Шрифт:
Интервал:
Закладка:
В то время мы ощущали, что вольны искать, а то и разработать наставнические материалы и руководства для тех, кто живет и работает в самых сложных уголках мира и безнадежно мечтает поделиться там любовью Божьей. С одной стороны, простых ответов не было. С другой – мы были взволнованы тем, что можем искать свои.
* * *
Прежде чем начать действовать в Африке, пользуясь новообретенной свободой, мы провели немного времени в Кентукки с семьей. После нашей с отцом последней встречи я думал, что у нас получится подольше поговорить о Сомали. Я знал: после «Падения „Черного ястреба“» и вывода большей части американских войск ему будет интересно. Я спросил отца, что он скажет друзьям теперь, когда американских военных заставили уйти из Сомали.
Он с грустью потряс головой и ответил: «А я им все уже рассказал. Сказал, если бы вояки тебя послушали, их бы никто оттуда не вышвырнул, и все бы уже, глядишь, устаканилось!»
Пришлось рассмеяться. Но я не решился проколоть пузырь отцовской гордости еще раз и не сказал ему, что иногда гадаю, кому пошли на пользу все мои сомалийские затеи.
* * *
Когда мы вернулись в Кению, я не заметил особых изменений, и ранней весной поехал в Сомали. Беднякам все так же требовалась помощь. Кланы по-прежнему не выражали желания примириться. Все было как прежде, но ООН продлила гуманитарную операцию еще на полгода. Иными словами, дел нам хватало.
Да, больше стало кораблей в гавани и машин на дорогах. Все больше товаров прибывало из-за границы. Даже открылись немногие лавки. И в то же время казалось, что все стало намного опасней: более чем вполовину сократилось военное присутствие ООН – а вместе с ним и число районов, где мы раньше могли спокойно ходить, и мест, где позволяло работать руководство. Я чувствовал, что у нас осталось несколько недель или месяцев до того, как силы ООН уйдут из страны, и ясно видел, что у операции «Возрождение надежды» особой надежды уже не было.
Разумеется, наша работа не требовала резолюции ООН. Нас в Сомали послали не земные власти. И никакая власть не могла обеспечить наше пребывание в стране.
Мы следовали велению более высокой инстанции.
Но мы ценили международную помощь, излившуюся на страну, и пользовались ей. К сожалению, та исчезла почти так же быстро, как и появилась.
Мы полагали, что у нас есть все необходимое, когда ООН чуть ли не в одночасье решила отреагировать на происходящее в Сомали.
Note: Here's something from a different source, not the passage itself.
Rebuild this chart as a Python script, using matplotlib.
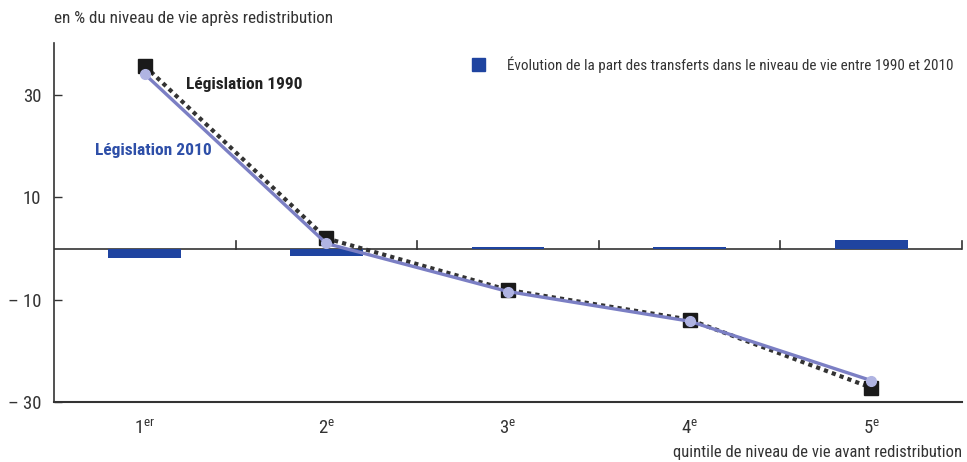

Мы думали, что можем надеяться на лучшее, когда войска Соединенных Штатов и коалиции прибыли в полной силе. А сейчас казалось, будто весь мир ретировался из этой разрушенной страны быстро и тихо, оставив ее изнуренный народ.
Даже верующие словно теряли к Сомали интерес. Очень сложно сохранять приверженность перед лицом неудач, потерь и жертв. И мы ощутили, как угасает поддержка нашей организации.
И все же Бог еще не списал Сомали со счетов.
* * *
После нашего возвращения в Африку прошло не так много времени, когда я получил приглашение, повлекшее за собой одно из самых глубоких духовных переживаний за все время моего пребывания в Сомали, да и во всей моей жизни. Мой близкий друг, связанный с другой организацией, пригласил меня совершить особую службу вместе с четырьмя сомалийцами-христианами, работавшими на различные гуманитарные структуры.
Всемером, трое выходцев с Запада и четверо местных, мы тайно встретились в заранее обговоренное время в центре Могадишо, в обстрелянном и покинутом доме. Каждый из нас добирался в одиночку, своим путем. Как только мы собрались и тепло приветствовали друг друга, друг начал общую молитву и повел церемонию. Мы разделили легкую трапезу, а затем, как делали христиане почти две тысячи лет, разделили хлеб и виноградный сок в память о добровольном восшествии Спасителя на крест во искупление наших грехов.
Мы ели хлеб в память о Его теле, загубленном ради нас. И я гадал: как часто за все эти века верующие преломляли хлеб здесь, в столице ныне разрушенной страны? Я не знал, но подозревал, что такого тут не случалось много лет. (И, возвращаясь мысленно на двадцать лет назад, я думаю, такой вечери в Могадишо больше не случалось.)
Мы пили виноградный сок в память о крови Христовой, пролитой ради нас. И я гадал, сколько неведомых верующих сомалийцев столкнулись в этой стране с преследованиями, страданием и смертью за веру? Я понимал: мне выпала честь служить у алтаря с четырьмя братьями, пожелавшими подвергнуть риску свою кровь, тела и жизни – и следовать за Иисусом среди неверующего народа этой неверующей страны.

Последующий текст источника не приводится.